Material provided:
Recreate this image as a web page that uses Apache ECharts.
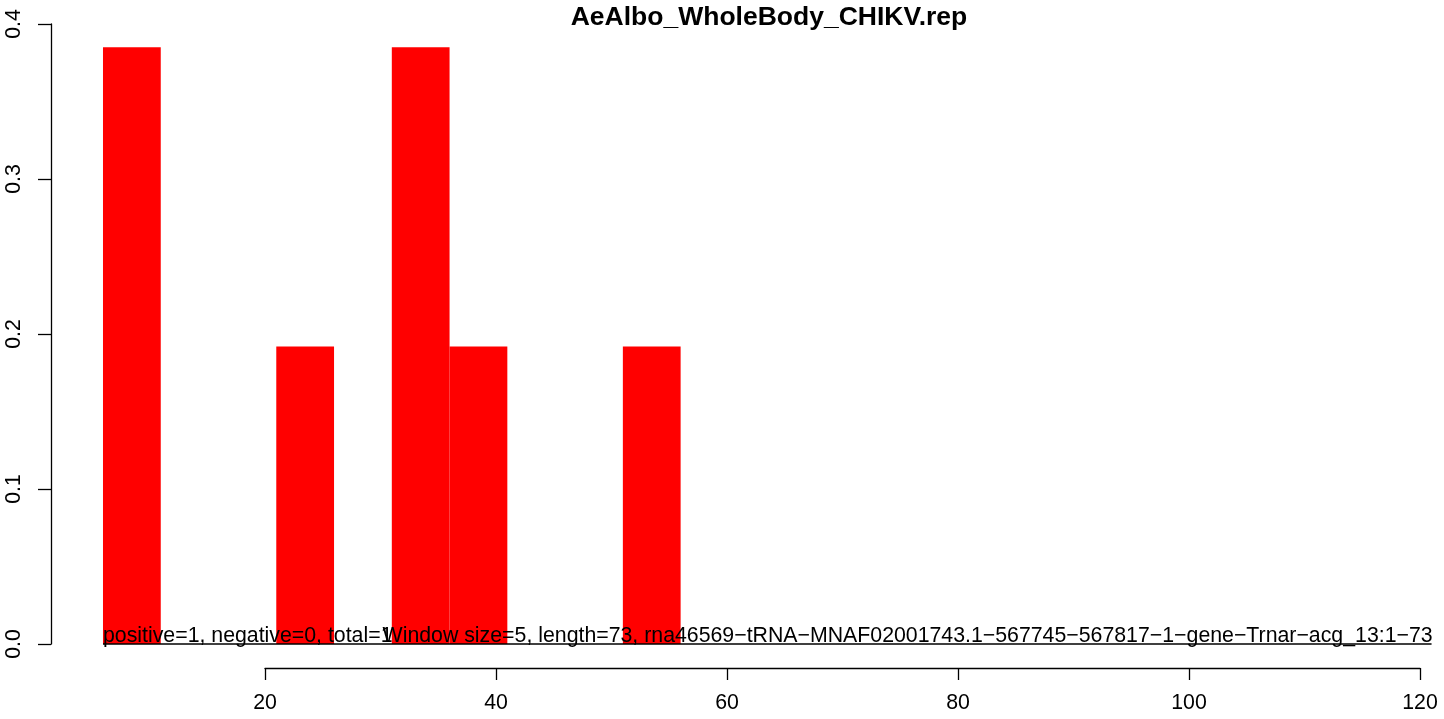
<!DOCTYPE html>
<html>
<head>
<meta charset="utf-8">
<script src="https://cdn.jsdelivr.net/npm/echarts@6/dist/echarts.min.js"></script>
<style>
  html, body { margin: 0; padding: 0; background: #fff; }
  #main { width: 1444px; height: 719px; }
</style>
</head>
<body>
<div id="main"></div>
<script>
// histogram bins (window size 5)
const binStart = [6, 21, 31, 36, 51];
const binWidth = 5;
const binHeight = [0.385, 0.192, 0.385, 0.192, 0.192];
const xTicks = [20, 40, 60, 80, 100, 120];
const yTicks = [0, 0.1, 0.2, 0.3, 0.4];
const baseLine = [[6, 121, 0]];
const title = 'AeAlbo_WholeBody_CHIKV.rep';
const note1 = 'positive=1, negative=0, total=1';
const note1X = 6;
const note2 = 'Window size=5, length=73, rna46569\u2212tRNA\u2212MNAF02001743.1\u2212567745\u2212567817\u22121\u2212gene\u2212Trnar\u2212acg_13:1\u221273';
const note2X = 30.2;

const FONT = '"Liberation Sans", Arial, sans-serif';
const FS = 21.3;
const chart = echarts.init(document.getElementById('main'));

const bins = binStart.map((s, i) => [s, s + binWidth, binHeight[i]]);

chart.setOption({
  animation: false,
  backgroundColor: '#fff',
  textStyle: { fontFamily: FONT },
  title: {
    text: title,
    left: 764,
    top: -1,
    textAlign: 'center',
    textStyle: { fontFamily: FONT, fontWeight: 'bold', fontSize: 26.5, color: '#000' }
  },
  grid: [
    { left: 51, right: 24, top: 24, bottom: 75 },
    { left: 265, right: 24, top: 600, bottom: 51 }
  ],
  xAxis: [
    { type: 'value', gridIndex: 0, min: 1.5, max: 120, show: false },
    {
      type: 'value',
      gridIndex: 1,
      min: xTicks[0],
      max: xTicks[xTicks.length - 1],
      interval: 20,
      position: 'bottom',
      axisLine: { lineStyle: { color: '#000', width: 1.3 } },
      axisTick: { length: 12, lineStyle: { color: '#000', width: 1.3 } },
      splitLine: { show: false },
      axisLabel: { color: '#000', fontSize: FS, margin: 25, fontFamily: FONT }
    }
  ],
  yAxis: [
    {
      type: 'value',
      gridIndex: 0,
      min: yTicks[0],
      max: yTicks[yTicks.length - 1],
      interval: 0.1,
      axisLine: { show: true, lineStyle: { color: '#000', width: 1.3 } },
      axisTick: { show: true, length: 13, lineStyle: { color: '#000', width: 1.3 } },
      splitLine: { show: false },
      axisLabel: {
        color: '#000', fontSize: FS, rotate: 90, margin: 26, fontFamily: FONT,
        formatter: v => v.toFixed(1)
      }
    },
    { type: 'value', gridIndex: 1, show: false }
  ],
  series: [
    {
      type: 'custom',
      xAxisIndex: 0,
      yAxisIndex: 0,
      data: bins,
      renderItem: function (params, api) {
        const p0 = api.coord([api.value(0), 0]);
        const p1 = api.coord([api.value(1), api.value(2)]);
        return {
          type: 'rect',
          shape: { x: p0[0], y: p1[1], width: p1[0] - p0[0], height: p0[1] - p1[1] },
          style: { fill: '#ff0000' }
        };
      }
    },
    {
      type: 'custom',
      xAxisIndex: 0,
      yAxisIndex: 0,
      data: baseLine,
      z: 5,
      renderItem: function (params, api) {
        const a = api.coord([api.value(0), api.value(2)]);
        const b = api.coord([api.value(1), api.value(2)]);
        return {
          type: 'line',
          shape: { x1: a[0], y1: a[1], x2: b[0], y2: b[1] },
          style: { stroke: '#000', lineWidth: 1.3 }
        };
      }
    }
  ]
});

const p1 = chart.convertToPixel({ xAxisIndex: 0, yAxisIndex: 0 }, [note1X, 0]);
const p2 = chart.convertToPixel({ xAxisIndex: 0, yAxisIndex: 0 }, [note2X, 0]);
chart.setOption({
  graphic: [
    { type: 'text', left: p1[0], top: p1[1] - 18, z: 10,
      style: { text: note1, font: FS + 'px ' + FONT, fill: '#000' } },
    { type: 'text', left: p2[0], top: p2[1] - 18, z: 10,
      style: { text: note2, font: FS + 'px ' + FONT, fill: '#000' } }
  ]
});
</script>
</body>
</html>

Written instruction: Set the pictures aside and transcribe the data above exactly.

Written response:
Recreate this image as a web page that uses Apache ECharts.
<!DOCTYPE html>
<html>
<head>
<meta charset="utf-8">
<script src="https://cdn.jsdelivr.net/npm/echarts@6/dist/echarts.min.js"></script>
<style>
  html, body { margin: 0; padding: 0; background: #fff; }
  #main { width: 1444px; height: 719px; }
</style>
</head>
<body>
<div id="main"></div>
<script>
// histogram bins (window size 5)
const binStart = [6, 21, 31, 36, 51];
const binWidth = 5;
const binHeight = [0.385, 0.192, 0.385, 0.192, 0.192];
const xTicks = [20, 40, 60, 80, 100, 120];
const yTicks = [0, 0.1, 0.2, 0.3, 0.4];
const baseLine = [[6, 121, 0]];
const title = 'AeAlbo_WholeBody_CHIKV.rep';
const note1 = 'positive=1, negative=0, total=1';
const note1X = 6;
const note2 = 'Window size=5, length=73, rna46569\u2212tRNA\u2212MNAF02001743.1\u2212567745\u2212567817\u22121\u2212gene\u2212Trnar\u2212acg_13:1\u221273';
const note2X = 30.2;

const FONT = '"Liberation Sans", Arial, sans-serif';
const FS = 21.3;
const chart = echarts.init(document.getElementById('main'));

const bins = binStart.map((s, i) => [s, s + binWidth, binHeight[i]]);

chart.setOption({
  animation: false,
  backgroundColor: '#fff',
  textStyle: { fontFamily: FONT },
  title: {
    text: title,
    left: 764,
    top: -1,
    textAlign: 'center',
    textStyle: { fontFamily: FONT, fontWeight: 'bold', fontSize: 26.5, color: '#000' }
  },
  grid: [
    { left: 51, right: 24, top: 24, bottom: 75 },
    { left: 265, right: 24, top: 600, bottom: 51 }
  ],
  xAxis: [
    { type: 'value', gridIndex: 0, min: 1.5, max: 120, show: false },
    {
      type: 'value',
      gridIndex: 1,
      min: xTicks[0],
      max: xTicks[xTicks.length - 1],
      interval: 20,
      position: 'bottom',
      axisLine: { lineStyle: { color: '#000', width: 1.3 } },
      axisTick: { length: 12, lineStyle: { color: '#000', width: 1.3 } },
      splitLine: { show: false },
      axisLabel: { color: '#000', fontSize: FS, margin: 25, fontFamily: FONT }
    }
  ],
  yAxis: [
    {
      type: 'value',
      gridIndex: 0,
      min: yTicks[0],
      max: yTicks[yTicks.length - 1],
      interval: 0.1,
      axisLine: { show: true, lineStyle: { color: '#000', width: 1.3 } },
      axisTick: { show: true, length: 13, lineStyle: { color: '#000', width: 1.3 } },
      splitLine: { show: false },
      axisLabel: {
        color: '#000', fontSize: FS, rotate: 90, margin: 26, fontFamily: FONT,
        formatter: v => v.toFixed(1)
      }
    },
    { type: 'value', gridIndex: 1, show: false }
  ],
  series: [
    {
      type: 'custom',
      xAxisIndex: 0,
      yAxisIndex: 0,
      data: bins,
      renderItem: function (params, api) {
        const p0 = api.coord([api.value(0), 0]);
        const p1 = api.coord([api.value(1), api.value(2)]);
        return {
          type: 'rect',
          shape: { x: p0[0], y: p1[1], width: p1[0] - p0[0], height: p0[1] - p1[1] },
          style: { fill: '#ff0000' }
        };
      }
    },
    {
      type: 'custom',
      xAxisIndex: 0,
      yAxisIndex: 0,
      data: baseLine,
      z: 5,
      renderItem: function (params, api) {
        const a = api.coord([api.value(0), api.value(2)]);
        const b = api.coord([api.value(1), api.value(2)]);
        return {
          type: 'line',
          shape: { x1: a[0], y1: a[1], x2: b[0], y2: b[1] },
          style: { stroke: '#000', lineWidth: 1.3 }
        };
      }
    }
  ]
});

const p1 = chart.convertToPixel({ xAxisIndex: 0, yAxisIndex: 0 }, [note1X, 0]);
const p2 = chart.convertToPixel({ xAxisIndex: 0, yAxisIndex: 0 }, [note2X, 0]);
chart.setOption({
  graphic: [
    { type: 'text', left: p1[0], top: p1[1] - 18, z: 10,
      style: { text: note1, font: FS + 'px ' + FONT, fill: '#000' } },
    { type: 'text', left: p2[0], top: p2[1] - 18, z: 10,
      style: { text: note2, font: FS + 'px ' + FONT, fill: '#000' } }
  ]
});
</script>
</body>
</html>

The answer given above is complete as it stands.